The task> Write out the material exactly, leaving every picture behind.

Collected data>

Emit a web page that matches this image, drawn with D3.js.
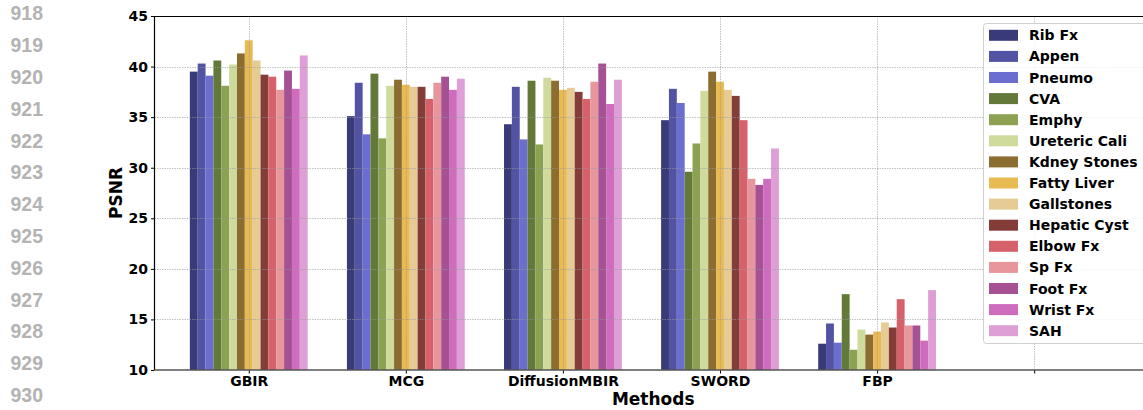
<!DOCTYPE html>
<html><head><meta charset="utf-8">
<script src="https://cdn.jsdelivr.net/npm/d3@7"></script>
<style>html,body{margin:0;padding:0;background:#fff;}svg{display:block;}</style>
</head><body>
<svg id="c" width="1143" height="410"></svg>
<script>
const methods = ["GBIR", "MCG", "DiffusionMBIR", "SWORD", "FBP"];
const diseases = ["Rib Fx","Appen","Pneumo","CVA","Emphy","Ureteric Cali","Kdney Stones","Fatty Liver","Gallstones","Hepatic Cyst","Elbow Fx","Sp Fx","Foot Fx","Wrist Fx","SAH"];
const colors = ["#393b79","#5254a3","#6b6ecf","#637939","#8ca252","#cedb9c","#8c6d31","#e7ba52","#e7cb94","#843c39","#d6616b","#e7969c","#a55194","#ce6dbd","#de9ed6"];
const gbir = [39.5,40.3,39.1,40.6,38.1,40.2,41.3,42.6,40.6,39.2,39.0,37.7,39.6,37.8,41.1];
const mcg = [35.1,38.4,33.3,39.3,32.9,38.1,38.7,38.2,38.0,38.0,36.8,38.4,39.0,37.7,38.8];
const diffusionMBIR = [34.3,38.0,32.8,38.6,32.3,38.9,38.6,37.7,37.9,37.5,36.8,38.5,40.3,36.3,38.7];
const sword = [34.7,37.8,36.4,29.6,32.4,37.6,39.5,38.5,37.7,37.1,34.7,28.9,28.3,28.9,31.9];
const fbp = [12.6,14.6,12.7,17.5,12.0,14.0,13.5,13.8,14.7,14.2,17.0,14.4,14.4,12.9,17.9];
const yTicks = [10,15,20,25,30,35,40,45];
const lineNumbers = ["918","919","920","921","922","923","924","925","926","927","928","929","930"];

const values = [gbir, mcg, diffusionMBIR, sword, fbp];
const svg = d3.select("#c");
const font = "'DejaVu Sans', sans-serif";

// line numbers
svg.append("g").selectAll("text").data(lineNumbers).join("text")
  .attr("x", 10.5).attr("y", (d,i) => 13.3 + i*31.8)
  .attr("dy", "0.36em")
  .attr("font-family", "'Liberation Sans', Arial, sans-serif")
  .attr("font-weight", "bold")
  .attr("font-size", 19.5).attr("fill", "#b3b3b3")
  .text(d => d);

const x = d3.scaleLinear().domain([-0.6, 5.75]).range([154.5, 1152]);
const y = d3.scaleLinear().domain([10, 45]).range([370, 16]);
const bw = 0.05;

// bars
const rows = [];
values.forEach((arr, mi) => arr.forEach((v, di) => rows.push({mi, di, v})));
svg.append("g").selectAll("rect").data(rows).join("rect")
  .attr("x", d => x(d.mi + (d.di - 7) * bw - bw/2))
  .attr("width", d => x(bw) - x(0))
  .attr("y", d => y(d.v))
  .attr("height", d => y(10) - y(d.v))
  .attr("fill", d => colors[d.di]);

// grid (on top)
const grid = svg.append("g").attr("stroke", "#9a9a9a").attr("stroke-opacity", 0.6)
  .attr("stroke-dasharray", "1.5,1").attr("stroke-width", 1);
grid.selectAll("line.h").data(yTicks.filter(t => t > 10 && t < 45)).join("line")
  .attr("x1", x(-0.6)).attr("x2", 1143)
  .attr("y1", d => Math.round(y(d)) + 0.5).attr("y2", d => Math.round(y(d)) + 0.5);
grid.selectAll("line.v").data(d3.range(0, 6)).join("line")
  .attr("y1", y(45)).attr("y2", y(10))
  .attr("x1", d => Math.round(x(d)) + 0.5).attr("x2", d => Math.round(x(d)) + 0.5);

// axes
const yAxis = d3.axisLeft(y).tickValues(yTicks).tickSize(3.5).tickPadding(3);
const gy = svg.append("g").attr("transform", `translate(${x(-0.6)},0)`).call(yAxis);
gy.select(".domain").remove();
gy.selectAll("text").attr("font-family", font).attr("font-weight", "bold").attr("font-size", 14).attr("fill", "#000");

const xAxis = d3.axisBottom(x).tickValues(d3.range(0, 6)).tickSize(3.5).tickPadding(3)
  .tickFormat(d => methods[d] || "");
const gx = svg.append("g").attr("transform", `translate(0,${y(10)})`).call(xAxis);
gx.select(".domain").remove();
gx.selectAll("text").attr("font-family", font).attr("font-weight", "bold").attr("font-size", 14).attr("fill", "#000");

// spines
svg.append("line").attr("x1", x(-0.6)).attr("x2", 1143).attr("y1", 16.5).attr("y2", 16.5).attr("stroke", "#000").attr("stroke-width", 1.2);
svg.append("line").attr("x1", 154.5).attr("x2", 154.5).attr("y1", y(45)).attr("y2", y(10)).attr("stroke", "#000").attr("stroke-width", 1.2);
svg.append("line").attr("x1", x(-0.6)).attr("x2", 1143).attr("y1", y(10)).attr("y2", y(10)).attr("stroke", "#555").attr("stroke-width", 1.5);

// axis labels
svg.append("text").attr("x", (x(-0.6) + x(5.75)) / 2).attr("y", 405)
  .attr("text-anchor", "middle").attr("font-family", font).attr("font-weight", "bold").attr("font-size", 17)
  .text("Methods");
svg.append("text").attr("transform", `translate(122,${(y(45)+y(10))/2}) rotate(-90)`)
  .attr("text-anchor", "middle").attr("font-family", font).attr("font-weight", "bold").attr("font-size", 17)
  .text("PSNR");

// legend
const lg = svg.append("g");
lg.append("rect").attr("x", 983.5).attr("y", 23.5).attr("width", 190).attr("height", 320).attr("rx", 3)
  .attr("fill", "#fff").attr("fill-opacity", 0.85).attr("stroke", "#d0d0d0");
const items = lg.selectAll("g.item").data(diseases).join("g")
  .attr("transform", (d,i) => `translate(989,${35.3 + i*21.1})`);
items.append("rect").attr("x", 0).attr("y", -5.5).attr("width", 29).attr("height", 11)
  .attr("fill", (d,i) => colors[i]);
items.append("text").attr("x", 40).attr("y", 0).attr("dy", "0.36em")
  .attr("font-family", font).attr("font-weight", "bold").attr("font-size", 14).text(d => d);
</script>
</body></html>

Exercise solution>
Emit a web page that matches this image, drawn with D3.js.
<!DOCTYPE html>
<html><head><meta charset="utf-8">
<script src="https://cdn.jsdelivr.net/npm/d3@7"></script>
<style>html,body{margin:0;padding:0;background:#fff;}svg{display:block;}</style>
</head><body>
<svg id="c" width="1143" height="410"></svg>
<script>
const methods = ["GBIR", "MCG", "DiffusionMBIR", "SWORD", "FBP"];
const diseases = ["Rib Fx","Appen","Pneumo","CVA","Emphy","Ureteric Cali","Kdney Stones","Fatty Liver","Gallstones","Hepatic Cyst","Elbow Fx","Sp Fx","Foot Fx","Wrist Fx","SAH"];
const colors = ["#393b79","#5254a3","#6b6ecf","#637939","#8ca252","#cedb9c","#8c6d31","#e7ba52","#e7cb94","#843c39","#d6616b","#e7969c","#a55194","#ce6dbd","#de9ed6"];
const gbir = [39.5,40.3,39.1,40.6,38.1,40.2,41.3,42.6,40.6,39.2,39.0,37.7,39.6,37.8,41.1];
const mcg = [35.1,38.4,33.3,39.3,32.9,38.1,38.7,38.2,38.0,38.0,36.8,38.4,39.0,37.7,38.8];
const diffusionMBIR = [34.3,38.0,32.8,38.6,32.3,38.9,38.6,37.7,37.9,37.5,36.8,38.5,40.3,36.3,38.7];
const sword = [34.7,37.8,36.4,29.6,32.4,37.6,39.5,38.5,37.7,37.1,34.7,28.9,28.3,28.9,31.9];
const fbp = [12.6,14.6,12.7,17.5,12.0,14.0,13.5,13.8,14.7,14.2,17.0,14.4,14.4,12.9,17.9];
const yTicks = [10,15,20,25,30,35,40,45];
const lineNumbers = ["918","919","920","921","922","923","924","925","926","927","928","929","930"];

const values = [gbir, mcg, diffusionMBIR, sword, fbp];
const svg = d3.select("#c");
const font = "'DejaVu Sans', sans-serif";

// line numbers
svg.append("g").selectAll("text").data(lineNumbers).join("text")
  .attr("x", 10.5).attr("y", (d,i) => 13.3 + i*31.8)
  .attr("dy", "0.36em")
  .attr("font-family", "'Liberation Sans', Arial, sans-serif")
  .attr("font-weight", "bold")
  .attr("font-size", 19.5).attr("fill", "#b3b3b3")
  .text(d => d);

const x = d3.scaleLinear().domain([-0.6, 5.75]).range([154.5, 1152]);
const y = d3.scaleLinear().domain([10, 45]).range([370, 16]);
const bw = 0.05;

// bars
const rows = [];
values.forEach((arr, mi) => arr.forEach((v, di) => rows.push({mi, di, v})));
svg.append("g").selectAll("rect").data(rows).join("rect")
  .attr("x", d => x(d.mi + (d.di - 7) * bw - bw/2))
  .attr("width", d => x(bw) - x(0))
  .attr("y", d => y(d.v))
  .attr("height", d => y(10) - y(d.v))
  .attr("fill", d => colors[d.di]);

// grid (on top)
const grid = svg.append("g").attr("stroke", "#9a9a9a").attr("stroke-opacity", 0.6)
  .attr("stroke-dasharray", "1.5,1").attr("stroke-width", 1);
grid.selectAll("line.h").data(yTicks.filter(t => t > 10 && t < 45)).join("line")
  .attr("x1", x(-0.6)).attr("x2", 1143)
  .attr("y1", d => Math.round(y(d)) + 0.5).attr("y2", d => Math.round(y(d)) + 0.5);
grid.selectAll("line.v").data(d3.range(0, 6)).join("line")
  .attr("y1", y(45)).attr("y2", y(10))
  .attr("x1", d => Math.round(x(d)) + 0.5).attr("x2", d => Math.round(x(d)) + 0.5);

// axes
const yAxis = d3.axisLeft(y).tickValues(yTicks).tickSize(3.5).tickPadding(3);
const gy = svg.append("g").attr("transform", `translate(${x(-0.6)},0)`).call(yAxis);
gy.select(".domain").remove();
gy.selectAll("text").attr("font-family", font).attr("font-weight", "bold").attr("font-size", 14).attr("fill", "#000");

const xAxis = d3.axisBottom(x).tickValues(d3.range(0, 6)).tickSize(3.5).tickPadding(3)
  .tickFormat(d => methods[d] || "");
const gx = svg.append("g").attr("transform", `translate(0,${y(10)})`).call(xAxis);
gx.select(".domain").remove();
gx.selectAll("text").attr("font-family", font).attr("font-weight", "bold").attr("font-size", 14).attr("fill", "#000");

// spines
svg.append("line").attr("x1", x(-0.6)).attr("x2", 1143).attr("y1", 16.5).attr("y2", 16.5).attr("stroke", "#000").attr("stroke-width", 1.2);
svg.append("line").attr("x1", 154.5).attr("x2", 154.5).attr("y1", y(45)).attr("y2", y(10)).attr("stroke", "#000").attr("stroke-width", 1.2);
svg.append("line").attr("x1", x(-0.6)).attr("x2", 1143).attr("y1", y(10)).attr("y2", y(10)).attr("stroke", "#555").attr("stroke-width", 1.5);

// axis labels
svg.append("text").attr("x", (x(-0.6) + x(5.75)) / 2).attr("y", 405)
  .attr("text-anchor", "middle").attr("font-family", font).attr("font-weight", "bold").attr("font-size", 17)
  .text("Methods");
svg.append("text").attr("transform", `translate(122,${(y(45)+y(10))/2}) rotate(-90)`)
  .attr("text-anchor", "middle").attr("font-family", font).attr("font-weight", "bold").attr("font-size", 17)
  .text("PSNR");

// legend
const lg = svg.append("g");
lg.append("rect").attr("x", 983.5).attr("y", 23.5).attr("width", 190).attr("height", 320).attr("rx", 3)
  .attr("fill", "#fff").attr("fill-opacity", 0.85).attr("stroke", "#d0d0d0");
const items = lg.selectAll("g.item").data(diseases).join("g")
  .attr("transform", (d,i) => `translate(989,${35.3 + i*21.1})`);
items.append("rect").attr("x", 0).attr("y", -5.5).attr("width", 29).attr("height", 11)
  .attr("fill", (d,i) => colors[i]);
items.append("text").attr("x", 40).attr("y", 0).attr("dy", "0.36em")
  .attr("font-family", font).attr("font-weight", "bold").attr("font-size", 14).text(d => d);
</script>
</body></html>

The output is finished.